Die Frage ist, welche Unternehmen Ältere überhaupt weiter beschäftigen, geschweige denn neu einstellen wollen. In Interviews mit Ver­tre­te­r:in­nen von 17 Unternehmen gaben nur 3 der befragten Unternehmen an, sich „aktiv um die Rekrutierung von Personen im Rentenbezug zu bemühen“, heißt es in der Studie.

Die andere Variante, bereits im Unternehmen tätige Mitarbeiter auch nach Renteneintritt weiter zu beschäftigten, also den Renteneintritt hinauszuschieben, stößt bei manchen Unternehmen auf rechtliche Bedenken. Für ältere Beschäftigte bestehe aufgrund ihrer oft langen Betriebszugehörigkeit „ein starker Kündigungsschutz, was aus Arbeitgebersicht eine unbefristete Einstellung im Rentenalter weniger attraktiv machen kann“, heißt es in dem Papier. Werden die Älteren nur befristet eingestellt, gibt es diese Sorge nicht. Mit dem Rentenpaket 2025 soll daher auch die sachgrundlos befristete Beschäftigung von Rent­ne­r:in­nen im selben Betrieb ab 2026 erlaubt werden.

In den meisten Betrieben wirbt man aber nicht direkt um die Alten. „In den Bereichen Pflege, Reinigung, Produktion und Bau wurden die jeweiligen Arbeitsbedingungen als nicht altersgerecht eingeschätzt“, zeigte die Unternehmensbefragung. Was konkret bedeutet, dass gerade Menschen in sehr belastenden Berufen im Alter gar nicht mehr weiterarbeiten können und damit auch nicht von der Steuerfreiheit eines Hinzuverdienstes profitieren.

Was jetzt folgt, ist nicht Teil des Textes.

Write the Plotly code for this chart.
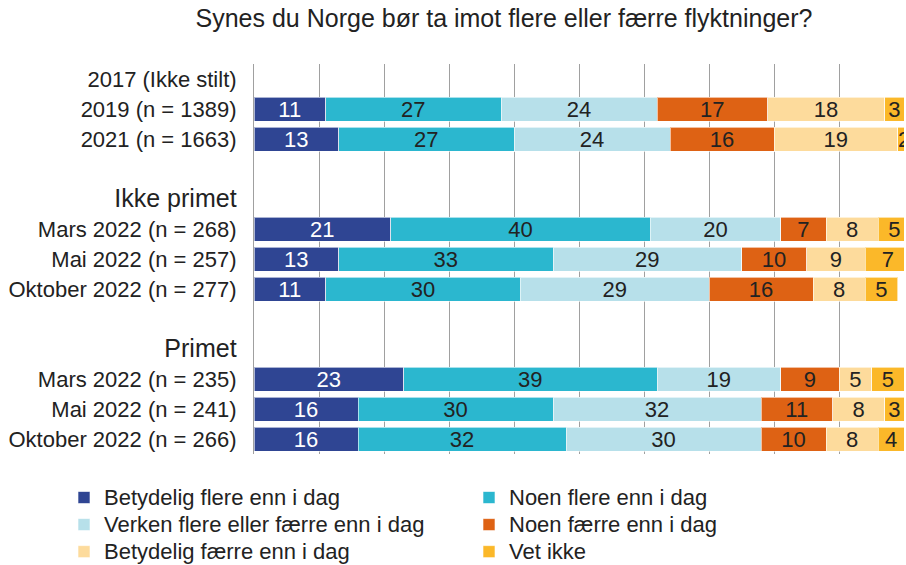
import plotly.graph_objects as go

categories = [
    "2017 (Ikke stilt)", "2019 (n = 1389)", "2021 (n = 1663)", " ",
    "Ikke primet", "Mars 2022 (n = 268)", "Mai 2022 (n = 257)", "Oktober 2022 (n = 277)", "  ",
    "Primet", "Mars 2022 (n = 235)", "Mai 2022 (n = 241)", "Oktober 2022 (n = 266)",
]
headers = ["Ikke primet", "Primet"]

series_names = [
    "Betydelig flere enn i dag", "Noen flere enn i dag",
    "Verken flere eller færre enn i dag", "Noen færre enn i dag",
    "Betydelig færre enn i dag", "Vet ikke",
]
N = None
betydelig_flere = [N, 11, 13, N, N, 21, 13, 11, N, N, 23, 16, 16]
noen_flere      = [N, 27, 27, N, N, 40, 33, 30, N, N, 39, 30, 32]
verken          = [N, 24, 24, N, N, 20, 29, 29, N, N, 19, 32, 30]
noen_faerre     = [N, 17, 16, N, N, 7, 10, 16, N, N, 9, 11, 10]
betydelig_faerre= [N, 18, 19, N, N, 8, 9, 8, N, N, 5, 8, 8]
vet_ikke        = [N, 3, 2, N, N, 5, 7, 5, N, N, 5, 3, 4]
series_values = [betydelig_flere, noen_flere, verken, noen_faerre, betydelig_faerre, vet_ikke]

colors = ["#2F4593", "#2BB7CF", "#B7E0EA", "#DE6214", "#FDDB9C", "#FBB829"]
text_colors = ["white", "#222222", "#222222", "#222222", "#222222", "#222222"]

FONT = "Liberation Sans, Arial, sans-serif"

fig = go.Figure()
for name, vals, c, tc in zip(series_names, series_values, colors, text_colors):
    fig.add_trace(go.Bar(
        y=categories, x=vals, orientation="h",
        name=f'<span style="font-size:22px">{name}</span>',
        marker=dict(color=c, line=dict(color="rgba(255,255,255,0.6)", width=1)),
        texttemplate="%{x}", textposition="inside", insidetextanchor="middle",
        textangle=0, constraintext="none",
        textfont=dict(family=FONT, size=22, color=tc),
        hovertemplate=name + ": %{x}<extra></extra>",
    ))

ticktext = [
    f'<span style="font-size:25px">{c}</span>' if c in headers else c
    for c in categories
]

fig.update_layout(
    barmode="stack",
    bargap=0.2,
    width=906, height=565,
    margin=dict(l=254, r=2, t=64, b=111, autoexpand=False),
    plot_bgcolor="white", paper_bgcolor="white",
    font=dict(family=FONT, size=22, color="#222222"),
    title=dict(text="Synes du Norge bør ta imot flere eller færre flyktninger?",
               x=504/906, xanchor="center", y=1 - 18/565, yanchor="middle",
               font=dict(size=25, color="#222222")),
    xaxis=dict(range=[0, 100], dtick=10, showgrid=True, gridcolor="#A0A0A0", gridwidth=1,
               showticklabels=False, zeroline=False, showline=False, ticks="",
               automargin=False),
    yaxis=dict(categoryorder="array", categoryarray=categories, autorange="reversed",
               tickvals=categories, ticktext=ticktext,
               showline=True, linecolor="#A0A0A0", linewidth=1, ticks="",
               ticklabelstandoff=12, showgrid=False, automargin=False,
               tickfont=dict(size=22, color="#222222")),
    legend=dict(orientation="h", x=(64 - 254) / 650, xanchor="left",
                y=(454 - 479) / 390, yanchor="top",
                entrywidth=360, entrywidthmode="pixels",
                font=dict(size=18.5, color="#222222"), traceorder="normal",
                itemwidth=30),
    showlegend=True,
)

fig.write_html("out.html", post_script="document.body.style.margin='0';",
               config={"displayModeBar": False})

890 Millionen Euro im Jahr kostet der Bonus

Die „Aktivrente“, die Möglichkeit, als Rent­ne­r:in 2.000 Euro im Monat steuerfrei hinzuverdienen, bedeutet für den Staat laut Gesetzentwurf pro Jahr 890 Millionen Euro an steuerlichen Mindereinnahmen. Der Gesetzentwurf soll am Donnerstag in erster Lesung im Bundestag beraten werden und am 1. Januar 2026 in Kraft treten.

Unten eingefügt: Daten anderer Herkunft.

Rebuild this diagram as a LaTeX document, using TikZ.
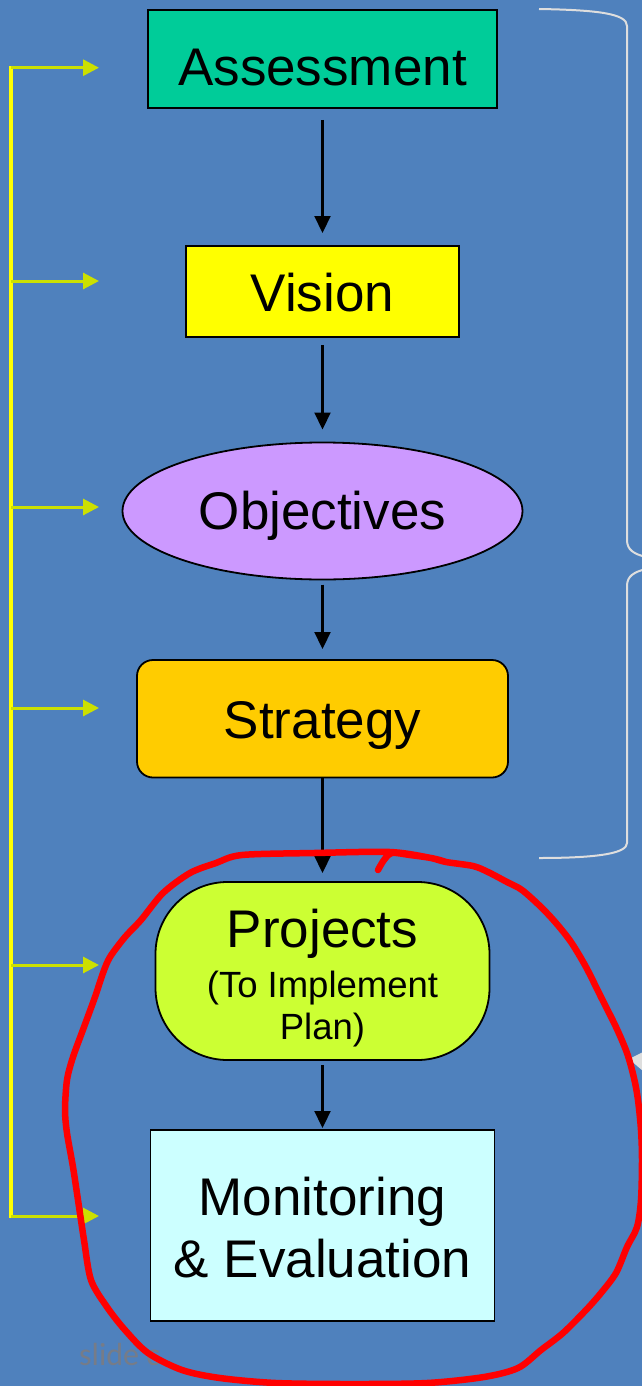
\documentclass[tikz,border=0pt]{standalone}
\usepackage{fontspec}
\setmainfont{Liberation Sans}
\newfontfamily\wmfont{Carlito}
\usetikzlibrary{shapes.geometric,arrows.meta}
\definecolor{bg}{RGB}{79,129,189}
\definecolor{cAss}{RGB}{0,204,153}
\definecolor{cVis}{RGB}{255,255,0}
\definecolor{cObj}{RGB}{204,153,255}
\definecolor{cStr}{RGB}{255,204,0}
\definecolor{cPro}{RGB}{204,255,51}
\definecolor{cMon}{RGB}{204,255,255}
\definecolor{ygreen}{RGB}{204,224,0}
\definecolor{yline}{RGB}{255,255,0}
\definecolor{brace}{RGB}{222,222,222}
\definecolor{wm}{RGB}{118,124,136}
\begin{document}
\begin{tikzpicture}[x=1pt,y=-1pt,
  box/.style={draw=black, line width=1.8pt, inner sep=0pt, outer sep=0pt, text=black,
              font=\fontsize{53}{62}\selectfont},
  flow/.style={-{Triangle[width=16pt,length=17pt]}, line width=2.2pt, draw=black},
  feed/.style={-{Triangle[width=16pt,length=16pt]}, line width=3pt, draw=ygreen},
  spine/.style={line width=3.5pt, draw=yline},
  bracestyle/.style={line width=2pt, draw=brace},
  ring/.style={draw=red, line width=6.5pt, line join=round, line cap=round}]
\fill[bg] (0,0) rectangle (642,1386);
\useasboundingbox (0,0) rectangle (642,1386);
\clip (0,0) rectangle (642,1386);

% watermark
\node[anchor=base west, inner sep=0pt, text=wm, font=\wmfont\fontsize{32}{32}\selectfont] (wmark) at (79,1365) {slide c};

% right brace
\draw[bracestyle] (539,9) .. controls (600,10) and (627,14) .. (627,26) -- (627,540)
  .. controls (627,550) and (634,554) .. (646,557);
\draw[bracestyle] (646,569) .. controls (634,572) and (627,576) .. (627,586) -- (627,843)
  .. controls (627,853) and (600,858) .. (539,858);

% pointer at right edge
\fill[brace] (629,1059) -- (643,1052) -- (643,1071) -- cycle;

% nodes
\node[box, fill=cAss, minimum width=349pt, minimum height=98pt] (assess) at (322.5,59)
  {\raisebox{-27pt}[0pt][0pt]{Assessment}};
\node[box, fill=cVis, minimum width=273pt, minimum height=91pt] (vision) at (322.5,291.5)
  {\raisebox{-20pt}[0pt][0pt]{Vision}};
\node[box, ellipse, fill=cObj, minimum width=400pt, minimum height=137pt] (obj) at (322.5,511)
  {\raisebox{-18pt}[0pt][0pt]{Objectives}};
\node[box, rounded corners=16pt, fill=cStr, minimum width=371pt, minimum height=117.5pt] (strat) at (322.5,718.75)
  {\raisebox{-19.5pt}[0pt][0pt]{Strategy}};
\node[box, rounded corners=72pt, fill=cPro, minimum width=334pt, minimum height=178pt] (proj) at (322.5,971)
  {\raisebox{24pt}[0pt][0pt]{\fontsize{53}{50}\selectfont\begin{tabular}[t]{@{}c@{}}Projects\\
   {\fontsize{36.5}{40}\selectfont (To Implement}\\[-8pt]
   {\fontsize{36.5}{40}\selectfont Plan)}\end{tabular}}};
\node[box, fill=cMon, minimum width=344pt, minimum height=191pt] (mon) at (322.5,1225.5)
  {\raisebox{10.5pt}[0pt][0pt]{\fontsize{53}{62}\selectfont\begin{tabular}[t]{@{}c@{}}Monitoring\\ \& Evaluation\end{tabular}}};

% flow arrows
\draw[flow, shorten <=12pt, shorten >=13pt] (assess.south) -- (vision.north);
\draw[flow, shorten <=8pt, shorten >=13pt] (vision.south) -- (obj.north);
\draw[flow, shorten <=5pt, shorten >=11pt] (obj.south) -- (strat.north);
\draw[flow, shorten >=9pt] (strat.south) -- (proj.north);
\draw[flow, shorten <=5pt, shorten >=2pt] (proj.south) -- (mon.north);

% feedback line
\coordinate (ytop) at (11,66);
\coordinate (ybot) at (11,1218);
\draw[spine] (ytop) -- (ybot);
\foreach \i/\yy in {1/67.7, 2/281, 3/507, 4/708, 5/965, 6/1216}{
  \coordinate (fs\i) at (11,\yy);
  \coordinate (fe\i) at (99,\yy);
  \draw[feed] (fs\i) -- (fe\i);
}

% red hand-drawn ring
\draw[ring] plot[smooth, tension=0.5] coordinates {
 (378,870) (384,860) (392,853) (410,855) (431,858) (446,862) (473,866) (488,872)
 (507,882) (522,890) (541,907) (556,923) (571,942) (586,967) (601,997) (616,1027)
 (627,1053) (634,1078) (638,1100) (641,1130) (642,1160) (641,1200) (637,1227)
 (627,1247) (616,1273) (601,1293) (586,1310) (563,1333) (541,1350) (518,1368)
 (484,1377) (427,1383) (352,1384) (276,1383) (220,1378) (182,1370) (148,1353)
 (125,1330) (107,1307) (91,1280) (84,1240) (78,1200) (73,1167) (67,1133) (65,1110)
 (67,1080) (73,1057) (84,1027) (95,997) (103,973) (110,957) (125,937) (141,920)
 (163,893) (190,873) (216,863) (242,855) (314,853) (390,852) (431,858) (446,862)};
\end{tikzpicture}
\end{document}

Doch die Aktivrente schließt viele aus, sie gilt nicht für Beamte und nicht für Selbstständige. Gerade Letztere arbeiten häufig im Rentenalter weiter. Auch Landwirte bleiben außen vor. Und Honorarkräfte, die etwa über die Künstlersozialkasse (KSK) versichert sind und noch mit 68 Jahren Musikstunden geben, haben ebenfalls nichts von dem Steuerbonus. Gerade Freiberufler:innen, die prekär verdienen und im Alter weiterarbeiten oder weiterarbeiten müssen, bleiben also außen vor.

Der Verband der Gründer und Selbstständigen Deutschland VGSD hat dazu eine Petition gestartet, die bereits von 53.000 Menschen unterschrieben wurde, darunter sind Verbände, die Designer, Musiklehrer:innen, Hebammen, Heilpraktiker:innen, Freie Jour­na­lis­t:in­nen und Kom­po­nis­t:in­nen vertreten. Die Selbstständigen nicht miteinzubeziehen in den Steuerbonus, wirft auch verfassungsrechtliche Fragen auf.

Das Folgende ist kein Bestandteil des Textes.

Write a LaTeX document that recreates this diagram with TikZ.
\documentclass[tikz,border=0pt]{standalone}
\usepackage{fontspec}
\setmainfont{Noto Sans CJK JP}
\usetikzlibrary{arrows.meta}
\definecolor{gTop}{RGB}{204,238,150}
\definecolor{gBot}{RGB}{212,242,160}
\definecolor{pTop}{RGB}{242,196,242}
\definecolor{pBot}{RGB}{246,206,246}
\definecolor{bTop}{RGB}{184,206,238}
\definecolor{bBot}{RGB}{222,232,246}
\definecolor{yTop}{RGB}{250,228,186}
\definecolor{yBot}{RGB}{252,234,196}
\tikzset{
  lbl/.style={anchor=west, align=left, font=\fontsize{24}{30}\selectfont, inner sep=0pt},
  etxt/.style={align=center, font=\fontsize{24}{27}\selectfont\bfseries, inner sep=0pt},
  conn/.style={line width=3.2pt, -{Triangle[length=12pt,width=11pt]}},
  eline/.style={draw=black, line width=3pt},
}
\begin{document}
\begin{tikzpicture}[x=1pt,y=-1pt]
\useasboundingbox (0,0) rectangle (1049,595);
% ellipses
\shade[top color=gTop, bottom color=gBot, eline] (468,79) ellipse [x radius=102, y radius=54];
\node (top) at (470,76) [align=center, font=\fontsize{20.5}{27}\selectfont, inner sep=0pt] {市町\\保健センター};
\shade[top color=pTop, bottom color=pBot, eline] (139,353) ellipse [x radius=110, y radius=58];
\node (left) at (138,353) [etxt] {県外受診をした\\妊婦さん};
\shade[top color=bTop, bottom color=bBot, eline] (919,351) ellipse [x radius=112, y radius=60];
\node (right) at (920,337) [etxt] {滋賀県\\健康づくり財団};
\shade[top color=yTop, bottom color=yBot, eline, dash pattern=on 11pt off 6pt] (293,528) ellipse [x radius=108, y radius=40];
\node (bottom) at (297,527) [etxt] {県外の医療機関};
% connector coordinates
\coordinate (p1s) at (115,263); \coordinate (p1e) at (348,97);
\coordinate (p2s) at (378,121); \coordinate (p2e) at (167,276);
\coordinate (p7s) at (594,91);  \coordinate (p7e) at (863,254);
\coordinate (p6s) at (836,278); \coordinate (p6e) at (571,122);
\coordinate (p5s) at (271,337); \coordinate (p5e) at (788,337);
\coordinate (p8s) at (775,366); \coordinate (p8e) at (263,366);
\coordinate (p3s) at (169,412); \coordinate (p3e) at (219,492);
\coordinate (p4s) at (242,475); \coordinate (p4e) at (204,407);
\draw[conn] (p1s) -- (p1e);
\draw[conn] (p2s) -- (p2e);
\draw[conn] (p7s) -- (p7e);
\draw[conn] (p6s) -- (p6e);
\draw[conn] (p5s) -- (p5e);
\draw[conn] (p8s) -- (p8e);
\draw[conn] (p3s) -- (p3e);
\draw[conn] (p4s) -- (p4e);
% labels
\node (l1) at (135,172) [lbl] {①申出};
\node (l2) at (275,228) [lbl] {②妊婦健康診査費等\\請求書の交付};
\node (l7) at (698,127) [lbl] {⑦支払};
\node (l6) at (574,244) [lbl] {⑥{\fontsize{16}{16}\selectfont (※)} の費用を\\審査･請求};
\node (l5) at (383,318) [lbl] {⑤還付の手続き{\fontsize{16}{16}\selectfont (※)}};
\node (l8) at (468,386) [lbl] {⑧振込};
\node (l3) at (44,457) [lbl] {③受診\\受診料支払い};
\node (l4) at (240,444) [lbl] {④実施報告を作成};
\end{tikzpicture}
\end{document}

Die geplante Aktivrente sei eine „aus der Zeit gefallene Idee rückschrittlicher Politiker:innen“, urteilte die „Allianz deutscher Designer“ (AGD), die darauf hinwies, dass zum Beispiel KSK- Versicherte sonst Ar­beit­neh­me­r:in­nen gleichgestellt sind. Nur eben bei der Aktivrente nicht.